ENTRELINHAS DO SENTIR

“Quando se pretende falar em Poesia é necessário buscar a linguagem da Confraternidade. Porque esta é a plenitude do sentimento amoroso do humano – em sua entrega ao outro – mesmo que o conteúdo com que o poeta o traga à tona seja até abjeto, capaz de provocar indignação ou repulsa. Tem-se a Poesia como algo doce. Ainda que não seja flor, e sim, espinho, dardo, gume capaz de provocar lacerações por sua capacidade de vômito e expressão, especialmente quanto à opressão do valor Liberdade. Tudo que não seja para a construção da felicidade da criatura humana não é da destinação poética... O poema “O bicho”, de Manuel Bandeira, ao retratar a miséria humana e a fome, tem o mesmo sentir: proscrever o que é abjeto.
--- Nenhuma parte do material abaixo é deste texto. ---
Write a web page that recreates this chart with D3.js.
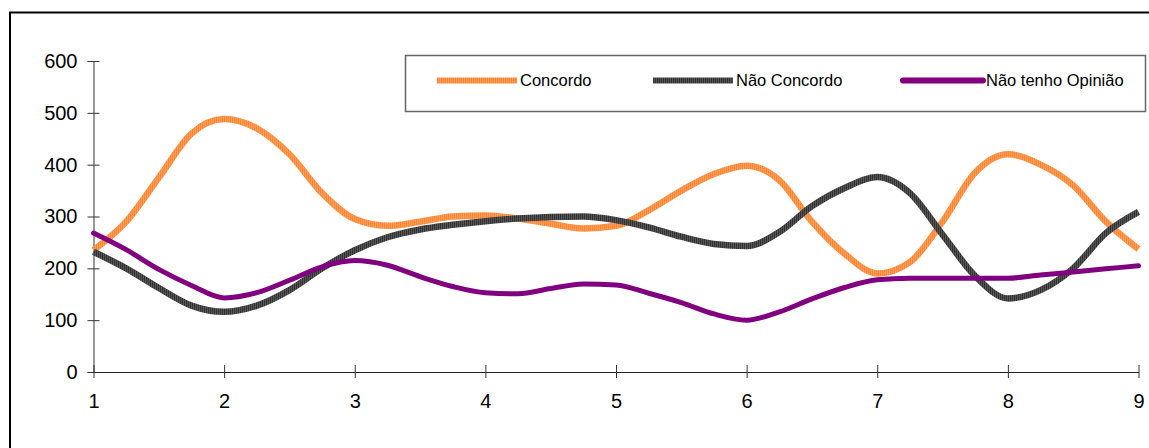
<!DOCTYPE html>
<html>
<head>
<meta charset="utf-8">
<script src="https://cdn.jsdelivr.net/npm/d3@7"></script>
<style>
html,body{margin:0;padding:0;background:#fff;}
svg{display:block;}
text{font-family:"Liberation Sans",Arial,sans-serif;fill:#000;}
</style>
</head>
<body>
<svg id="chart" width="1149" height="448"></svg>
<script>
// x positions (data sampled every quarter unit)
const xValues = [1,1.25,1.5,1.75,2,2.25,2.5,2.75,3,3.25,3.5,3.75,4,4.25,4.5,4.75,5,5.25,5.5,5.75,6,6.25,6.5,6.75,7,7.25,7.5,7.75,8,8.25,8.5,8.75,9];
const concordo = [235,290,375,460,488,470,420,345,295,282,290,300,302,296,286,277,282,312,350,382,398,370,290,228,190,212,290,385,420,400,360,290,237];
const naoConcordo = [232,200,162,128,116,128,158,200,235,260,275,284,291,296,299,300,293,279,261,247,243,270,320,355,376,345,265,185,142,158,200,268,309];
const naoTenho = [268,236,198,167,143,153,177,203,215,206,184,165,153,151,161,170,168,152,134,112,100,116,141,163,178,181,181,181,181,187,193,199,205];
const seriesNames = ["Concordo","Não Concordo","Não tenho Opinião"];
const xTicks = [1,2,3,4,5,6,7,8,9];
const yTicks = [0,100,200,300,400,500,600];

const svg = d3.select("#chart");
const defs = svg.append("defs");

function stripe(id, c1, c2){
  const p = defs.append("pattern").attr("id", id).attr("patternUnits","userSpaceOnUse")
    .attr("width",2).attr("height",10);
  p.append("rect").attr("x",0).attr("y",0).attr("width",1).attr("height",10).attr("fill",c1);
  p.append("rect").attr("x",1).attr("y",0).attr("width",1).attr("height",10).attr("fill",c2);
}
stripe("pOrange","#FF8533","#FF9E58");
stripe("pGray","#333333","#555555");

// outer border
svg.append("rect").attr("x",10).attr("y",12.5).attr("width",1160).attr("height",460)
  .attr("fill","none").attr("stroke","#000").attr("stroke-width",2);

const x = d3.scaleLinear().domain([1,9]).range([93.5,1138.5]);
const y = d3.scaleLinear().domain([0,600]).range([372,61]);

// axes
const yAxis = svg.append("g").attr("transform","translate(93.5,0)")
  .call(d3.axisLeft(y).tickValues(yTicks).tickSize(0).tickPadding(16).tickFormat(d3.format("d")));
yAxis.select(".domain").attr("stroke","#333");
yAxis.selectAll("text").attr("font-size",20).attr("font-family","'Liberation Sans',Arial,sans-serif").attr("fill","#000");
yAxis.selectAll(".tick").append("line").attr("x1",-6).attr("x2",6).attr("stroke","#333");

const xAxis = svg.append("g").attr("transform","translate(0,372)")
  .call(d3.axisBottom(x).tickValues(xTicks).tickSize(0).tickPadding(22).tickFormat(d3.format("d")));
xAxis.select(".domain").attr("stroke","#222");
xAxis.selectAll("text").attr("font-size",20).attr("font-family","'Liberation Sans',Arial,sans-serif").attr("fill","#000");
xAxis.selectAll(".tick").append("line").attr("y1",-7).attr("y2",6).attr("stroke","#333");

const line = d3.line().x((d,i)=>x(xValues[i])).y(d=>y(d)).curve(d3.curveMonotoneX);

const series = [
  {name: seriesNames[0], values: concordo, stroke: "url(#pOrange)", w: 6.5, cap:"butt"},
  {name: seriesNames[1], values: naoConcordo, stroke: "url(#pGray)", w: 6.5, cap:"butt"},
  {name: seriesNames[2], values: naoTenho, stroke: "#800080", w: 5, cap:"round"}
];

svg.append("g").selectAll("path").data(series).join("path")
  .attr("d", d=>line(d.values))
  .attr("fill","none")
  .attr("stroke", d=>d.stroke)
  .attr("stroke-width", d=>d.w)
  .attr("stroke-linejoin","round")
  .attr("stroke-linecap", d=>d.cap);

// legend
const lg = svg.append("g");
lg.append("rect").attr("x",405.5).attr("y",55.5).attr("width",740).attr("height",56)
  .attr("fill","#fff").attr("stroke","#666").attr("stroke-width",1.5);
const legendX = [437, 653, 903];
const items = lg.selectAll("g.item").data(series).join("g").attr("class","item")
  .attr("transform",(d,i)=>`translate(${legendX[i]},80.5)`);
items.append("line").attr("x1",0).attr("x2",80).attr("y1",0).attr("y2",0)
  .attr("stroke",d=>d.stroke).attr("stroke-width",6).attr("stroke-linecap",d=>d.cap);
items.append("text").attr("x",83).attr("y",0).attr("dy","0.36em")
  .attr("font-size",16.5).text(d=>d.name);
</script>
</body>
</html>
O sofrimento de Cristo, nos mistérios dolorosos, é a representação do que o Amor pode e deve: a absolvição espiritual por meio do sofrer dilacerações no corpo para parir o perdão a si próprio. E mais: por amor ao outro, ao próximo presente ou futuro. É uma pena que especialmente no lírico-amoroso, o naipe feminino, normalmente, veja o amar como possessão, e assim o tente retratar em versos que não vão além do possessivo da paixão. Porque, no amar, o sentir não pensa...”. Joaquim Moncks, in A PALAVRA FRATERNA.
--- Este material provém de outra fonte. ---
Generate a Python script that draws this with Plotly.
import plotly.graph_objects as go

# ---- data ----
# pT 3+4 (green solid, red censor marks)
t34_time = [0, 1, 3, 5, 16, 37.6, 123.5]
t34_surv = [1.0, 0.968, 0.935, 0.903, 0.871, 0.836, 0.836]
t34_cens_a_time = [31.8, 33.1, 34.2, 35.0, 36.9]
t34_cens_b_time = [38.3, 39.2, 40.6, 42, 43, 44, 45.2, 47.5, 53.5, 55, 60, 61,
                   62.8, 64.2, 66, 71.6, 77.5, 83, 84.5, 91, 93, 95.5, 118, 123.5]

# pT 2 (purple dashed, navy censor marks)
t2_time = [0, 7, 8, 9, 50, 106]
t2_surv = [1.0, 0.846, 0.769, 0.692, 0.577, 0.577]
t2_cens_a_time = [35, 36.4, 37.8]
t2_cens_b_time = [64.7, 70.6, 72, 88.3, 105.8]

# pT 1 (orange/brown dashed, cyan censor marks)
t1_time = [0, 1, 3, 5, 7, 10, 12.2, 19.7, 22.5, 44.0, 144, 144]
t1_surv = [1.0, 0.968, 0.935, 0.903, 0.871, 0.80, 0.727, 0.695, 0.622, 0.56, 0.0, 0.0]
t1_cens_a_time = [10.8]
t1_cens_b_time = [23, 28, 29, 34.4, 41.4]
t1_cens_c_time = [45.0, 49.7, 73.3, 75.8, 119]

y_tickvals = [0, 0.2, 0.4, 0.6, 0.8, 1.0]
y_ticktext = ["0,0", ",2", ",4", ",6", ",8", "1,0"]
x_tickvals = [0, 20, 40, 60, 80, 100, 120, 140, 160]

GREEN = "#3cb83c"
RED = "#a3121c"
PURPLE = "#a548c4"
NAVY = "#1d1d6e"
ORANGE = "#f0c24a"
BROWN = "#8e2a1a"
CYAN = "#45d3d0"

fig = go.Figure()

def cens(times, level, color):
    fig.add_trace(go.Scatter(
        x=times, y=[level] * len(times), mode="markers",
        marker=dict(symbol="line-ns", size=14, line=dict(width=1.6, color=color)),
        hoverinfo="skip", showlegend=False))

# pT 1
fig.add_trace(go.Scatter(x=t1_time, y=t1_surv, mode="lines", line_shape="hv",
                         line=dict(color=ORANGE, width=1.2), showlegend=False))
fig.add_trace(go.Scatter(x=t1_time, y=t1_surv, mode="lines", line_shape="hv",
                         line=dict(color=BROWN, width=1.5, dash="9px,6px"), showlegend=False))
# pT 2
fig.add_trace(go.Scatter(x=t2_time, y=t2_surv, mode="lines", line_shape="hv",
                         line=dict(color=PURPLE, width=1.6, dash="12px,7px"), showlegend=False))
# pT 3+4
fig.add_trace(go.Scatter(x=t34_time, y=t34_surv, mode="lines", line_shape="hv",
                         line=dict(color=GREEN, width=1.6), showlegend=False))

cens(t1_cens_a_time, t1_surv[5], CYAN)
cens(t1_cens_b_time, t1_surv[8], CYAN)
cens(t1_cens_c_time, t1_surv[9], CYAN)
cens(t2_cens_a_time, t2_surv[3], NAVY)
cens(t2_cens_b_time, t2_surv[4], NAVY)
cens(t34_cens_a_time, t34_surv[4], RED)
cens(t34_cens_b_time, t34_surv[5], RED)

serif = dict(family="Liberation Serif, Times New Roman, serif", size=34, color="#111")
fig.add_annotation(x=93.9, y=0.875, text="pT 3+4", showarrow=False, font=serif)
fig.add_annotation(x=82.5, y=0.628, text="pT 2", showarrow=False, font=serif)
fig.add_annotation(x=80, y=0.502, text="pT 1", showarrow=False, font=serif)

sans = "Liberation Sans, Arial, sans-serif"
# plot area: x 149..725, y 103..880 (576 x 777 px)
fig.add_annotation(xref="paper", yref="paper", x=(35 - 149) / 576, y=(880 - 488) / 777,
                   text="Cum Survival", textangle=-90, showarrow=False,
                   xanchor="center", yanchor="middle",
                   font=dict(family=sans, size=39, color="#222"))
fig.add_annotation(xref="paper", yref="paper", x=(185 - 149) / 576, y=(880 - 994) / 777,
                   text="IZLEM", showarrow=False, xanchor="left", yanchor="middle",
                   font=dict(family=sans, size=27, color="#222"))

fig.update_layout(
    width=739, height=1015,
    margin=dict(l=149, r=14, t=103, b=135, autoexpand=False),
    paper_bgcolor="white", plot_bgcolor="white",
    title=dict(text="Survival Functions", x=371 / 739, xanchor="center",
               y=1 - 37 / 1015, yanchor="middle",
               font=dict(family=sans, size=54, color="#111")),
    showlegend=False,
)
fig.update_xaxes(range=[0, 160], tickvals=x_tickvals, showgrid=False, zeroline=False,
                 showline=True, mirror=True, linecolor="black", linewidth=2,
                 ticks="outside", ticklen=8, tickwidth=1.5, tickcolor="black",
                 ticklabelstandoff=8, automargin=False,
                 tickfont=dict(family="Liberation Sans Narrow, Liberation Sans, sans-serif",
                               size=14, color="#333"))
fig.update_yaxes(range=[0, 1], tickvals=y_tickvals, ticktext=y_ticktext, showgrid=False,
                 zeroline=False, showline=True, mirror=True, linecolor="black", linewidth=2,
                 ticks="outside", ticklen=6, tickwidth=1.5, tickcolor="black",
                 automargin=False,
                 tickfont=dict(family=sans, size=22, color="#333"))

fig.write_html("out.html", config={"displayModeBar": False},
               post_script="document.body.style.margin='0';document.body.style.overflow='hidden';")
– Do livro FABRICAÇÃO DO REAL, 2013.

http://www.recantodasletras.com.br/ensaios/4451434

– Marilú Duarte, através de e-mail, em 26/08/2013.
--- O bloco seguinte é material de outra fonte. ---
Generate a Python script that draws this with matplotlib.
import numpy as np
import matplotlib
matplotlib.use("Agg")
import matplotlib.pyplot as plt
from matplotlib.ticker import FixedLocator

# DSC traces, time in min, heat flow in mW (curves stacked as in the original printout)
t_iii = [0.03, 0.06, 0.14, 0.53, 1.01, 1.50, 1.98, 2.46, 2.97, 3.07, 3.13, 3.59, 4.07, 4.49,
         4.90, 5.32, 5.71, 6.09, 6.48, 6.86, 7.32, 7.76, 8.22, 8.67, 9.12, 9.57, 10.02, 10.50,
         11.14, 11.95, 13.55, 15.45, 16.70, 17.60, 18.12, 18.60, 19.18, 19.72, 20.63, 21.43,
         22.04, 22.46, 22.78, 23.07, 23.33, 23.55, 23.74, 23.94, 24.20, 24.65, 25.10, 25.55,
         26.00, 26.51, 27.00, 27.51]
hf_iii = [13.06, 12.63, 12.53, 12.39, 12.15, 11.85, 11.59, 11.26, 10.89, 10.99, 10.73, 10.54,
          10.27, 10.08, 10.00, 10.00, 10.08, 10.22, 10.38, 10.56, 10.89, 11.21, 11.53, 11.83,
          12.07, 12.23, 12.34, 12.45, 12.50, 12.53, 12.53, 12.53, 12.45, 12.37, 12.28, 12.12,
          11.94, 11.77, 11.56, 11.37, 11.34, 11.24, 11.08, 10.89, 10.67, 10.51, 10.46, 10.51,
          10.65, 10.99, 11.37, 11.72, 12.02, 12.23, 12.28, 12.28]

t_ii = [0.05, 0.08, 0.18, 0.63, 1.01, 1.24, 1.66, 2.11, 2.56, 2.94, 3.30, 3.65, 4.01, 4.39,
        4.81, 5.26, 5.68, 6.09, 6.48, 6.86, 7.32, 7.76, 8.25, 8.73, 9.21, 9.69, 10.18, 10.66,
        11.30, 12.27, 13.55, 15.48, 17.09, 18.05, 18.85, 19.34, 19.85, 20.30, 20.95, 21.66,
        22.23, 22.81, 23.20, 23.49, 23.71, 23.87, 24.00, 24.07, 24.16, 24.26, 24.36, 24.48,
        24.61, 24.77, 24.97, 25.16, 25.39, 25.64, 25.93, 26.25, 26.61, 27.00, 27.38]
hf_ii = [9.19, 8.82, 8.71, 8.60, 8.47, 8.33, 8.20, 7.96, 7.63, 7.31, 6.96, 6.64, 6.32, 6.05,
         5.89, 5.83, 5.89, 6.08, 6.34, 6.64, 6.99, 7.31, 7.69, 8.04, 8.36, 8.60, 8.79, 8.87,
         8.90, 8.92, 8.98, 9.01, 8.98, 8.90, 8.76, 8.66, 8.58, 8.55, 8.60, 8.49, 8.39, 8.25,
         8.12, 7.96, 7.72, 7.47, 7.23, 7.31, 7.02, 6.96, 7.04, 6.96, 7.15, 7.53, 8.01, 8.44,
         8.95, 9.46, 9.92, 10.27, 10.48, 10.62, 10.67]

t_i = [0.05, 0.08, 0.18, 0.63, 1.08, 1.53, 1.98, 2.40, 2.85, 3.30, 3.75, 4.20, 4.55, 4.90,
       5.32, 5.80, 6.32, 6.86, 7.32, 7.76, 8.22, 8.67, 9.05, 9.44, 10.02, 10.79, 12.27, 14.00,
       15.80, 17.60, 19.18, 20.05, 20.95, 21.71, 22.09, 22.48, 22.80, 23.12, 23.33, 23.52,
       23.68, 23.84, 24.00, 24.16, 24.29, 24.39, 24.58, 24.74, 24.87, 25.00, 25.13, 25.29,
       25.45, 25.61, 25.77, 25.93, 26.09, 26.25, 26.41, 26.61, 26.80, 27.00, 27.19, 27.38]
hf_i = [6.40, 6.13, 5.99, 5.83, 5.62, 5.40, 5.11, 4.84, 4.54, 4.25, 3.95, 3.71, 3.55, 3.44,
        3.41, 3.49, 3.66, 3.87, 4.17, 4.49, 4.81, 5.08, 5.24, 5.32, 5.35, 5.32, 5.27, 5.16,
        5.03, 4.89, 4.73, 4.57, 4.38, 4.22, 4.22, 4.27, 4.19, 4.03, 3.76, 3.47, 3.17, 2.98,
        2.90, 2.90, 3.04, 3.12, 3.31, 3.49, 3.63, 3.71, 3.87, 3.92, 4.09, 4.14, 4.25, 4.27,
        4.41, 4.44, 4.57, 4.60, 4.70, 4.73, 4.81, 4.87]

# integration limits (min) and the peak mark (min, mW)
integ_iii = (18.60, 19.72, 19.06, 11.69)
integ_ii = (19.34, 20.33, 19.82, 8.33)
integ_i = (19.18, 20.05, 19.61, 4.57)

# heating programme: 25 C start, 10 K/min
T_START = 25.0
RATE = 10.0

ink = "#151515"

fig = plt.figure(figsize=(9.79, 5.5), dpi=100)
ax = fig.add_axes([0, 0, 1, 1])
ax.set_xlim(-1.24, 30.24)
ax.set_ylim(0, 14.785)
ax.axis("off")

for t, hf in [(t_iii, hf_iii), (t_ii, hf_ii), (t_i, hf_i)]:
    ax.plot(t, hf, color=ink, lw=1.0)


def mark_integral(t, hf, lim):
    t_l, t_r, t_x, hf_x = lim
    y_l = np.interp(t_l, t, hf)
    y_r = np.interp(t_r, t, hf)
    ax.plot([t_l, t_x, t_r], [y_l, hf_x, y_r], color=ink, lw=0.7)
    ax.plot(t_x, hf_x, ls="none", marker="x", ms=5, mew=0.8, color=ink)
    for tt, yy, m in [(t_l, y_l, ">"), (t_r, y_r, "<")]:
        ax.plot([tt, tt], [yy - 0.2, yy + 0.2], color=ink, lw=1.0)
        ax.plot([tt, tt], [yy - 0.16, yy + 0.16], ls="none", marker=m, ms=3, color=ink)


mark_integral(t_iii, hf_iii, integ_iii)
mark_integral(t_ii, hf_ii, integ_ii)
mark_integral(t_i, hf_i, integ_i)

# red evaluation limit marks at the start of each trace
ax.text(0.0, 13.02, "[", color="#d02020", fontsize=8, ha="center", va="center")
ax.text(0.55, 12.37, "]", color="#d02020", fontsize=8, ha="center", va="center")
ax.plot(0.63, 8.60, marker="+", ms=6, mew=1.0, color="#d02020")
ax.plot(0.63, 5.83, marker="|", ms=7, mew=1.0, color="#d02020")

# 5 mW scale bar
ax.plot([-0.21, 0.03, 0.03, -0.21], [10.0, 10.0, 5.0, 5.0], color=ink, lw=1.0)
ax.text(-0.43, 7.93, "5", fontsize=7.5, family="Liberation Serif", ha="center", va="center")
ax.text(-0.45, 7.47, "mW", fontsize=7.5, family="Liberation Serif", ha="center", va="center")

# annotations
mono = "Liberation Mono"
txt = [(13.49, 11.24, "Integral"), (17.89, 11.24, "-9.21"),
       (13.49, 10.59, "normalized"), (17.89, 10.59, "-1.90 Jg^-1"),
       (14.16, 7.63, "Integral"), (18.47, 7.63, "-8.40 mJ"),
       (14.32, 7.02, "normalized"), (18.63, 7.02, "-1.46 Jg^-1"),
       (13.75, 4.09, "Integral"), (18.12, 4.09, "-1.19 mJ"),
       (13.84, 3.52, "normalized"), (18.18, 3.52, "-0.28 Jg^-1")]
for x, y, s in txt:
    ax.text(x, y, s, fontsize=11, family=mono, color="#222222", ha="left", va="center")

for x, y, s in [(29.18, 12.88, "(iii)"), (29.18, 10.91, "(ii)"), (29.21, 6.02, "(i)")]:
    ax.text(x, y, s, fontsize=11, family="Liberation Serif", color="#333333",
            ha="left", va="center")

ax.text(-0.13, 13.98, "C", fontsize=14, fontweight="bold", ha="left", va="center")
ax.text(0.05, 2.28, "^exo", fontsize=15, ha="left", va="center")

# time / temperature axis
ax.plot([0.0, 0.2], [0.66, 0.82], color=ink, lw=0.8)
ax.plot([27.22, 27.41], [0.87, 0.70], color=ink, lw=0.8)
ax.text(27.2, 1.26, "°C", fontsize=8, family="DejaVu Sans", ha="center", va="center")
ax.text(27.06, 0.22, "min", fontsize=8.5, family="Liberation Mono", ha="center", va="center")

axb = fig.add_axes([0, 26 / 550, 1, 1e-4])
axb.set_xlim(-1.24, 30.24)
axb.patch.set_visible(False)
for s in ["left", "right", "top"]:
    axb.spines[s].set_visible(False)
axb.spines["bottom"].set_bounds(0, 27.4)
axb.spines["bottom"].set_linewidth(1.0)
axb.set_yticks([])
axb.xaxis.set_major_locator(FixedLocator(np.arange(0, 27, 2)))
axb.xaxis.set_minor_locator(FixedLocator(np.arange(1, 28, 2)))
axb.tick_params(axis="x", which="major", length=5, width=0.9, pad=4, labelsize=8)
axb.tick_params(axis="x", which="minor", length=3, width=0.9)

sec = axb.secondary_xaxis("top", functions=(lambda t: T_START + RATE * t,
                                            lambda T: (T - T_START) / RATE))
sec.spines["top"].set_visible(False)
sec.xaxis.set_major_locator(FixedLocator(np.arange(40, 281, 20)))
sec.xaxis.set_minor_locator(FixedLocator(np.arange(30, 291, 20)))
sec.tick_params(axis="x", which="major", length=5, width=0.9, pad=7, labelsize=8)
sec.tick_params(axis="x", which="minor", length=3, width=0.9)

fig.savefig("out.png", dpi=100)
O conceito de amor para Freud é uma ampliação do conceito de sexualidade, definido como um conjunto de processos mentais internos que dirigem a libido do indivíduo para um objeto, com objetivo de obter satisfação. Sigmund Freud descreveu o instinto amoroso chamado Eros, o qual inclui: amor a si mesmo, aos pais, aos filhos, à humanidade, ao saber e aos objetos abstratos. Frente ao texto que me instiga ao presente ensaio, atenho-me ao poema “O Bicho”, de Manuel Bandeira, que revela na figura exposta toda uma angústia existencial quanto ao sentido da vida. É impossível o poeta eximir-se, pois a legitimidade do que escreve está nas entrelinhas do seu sentir. Ninguém poderá falar do sofrimento de Cristo se não o tiver representado dentro de si, ou perdoar a si próprio se não tiver assimilado sua real culpa. Tudo se situa no consciente e inconsciente, e ambos necessitam ser acionados para o "fazer poético". Todo o escritor busca conexões lógicas e congruentes entre a causa e o efeito do que vai expor, mesmo que nas contradições e paradoxos, o retrato exposto obtenha dualidade. Assim como o analista deve conhecer as contribuições teóricas de distintos autores de variadas correntes psicanalíticas, o mesmo deve acontecer com o poeta para construir livremente a sua verdadeira identidade, respeitando o seu estilo pessoal. "Porque, no amar, o sentir não pensa." . Fernando Pessoa, o menestrel da lusitanidade, no amor, se expressa com muita magia dizendo: "Porque quem ama nunca sabe o que ama/Nem sabe porque ama, nem o que é amar/Amar é a eterna inocência,/E a única inocência, não pensar"... Podemos definir o amor como um sentimento de alteridade e desejo, que nos coloca de frente para a vida, um pensar sem pensar-se, um sentir sem permitir-se, um querer sem querer, um misturar-se sem definir-se, um arriscar-se, sem ousar questionar, enfim, uma verdadeira aventura do entregar-se sem reservas. Marilú.

– Do livro O IMORTAL ALÉM DA PALAVRA. Joaquim Moncks / Marilú Duarte, 2013.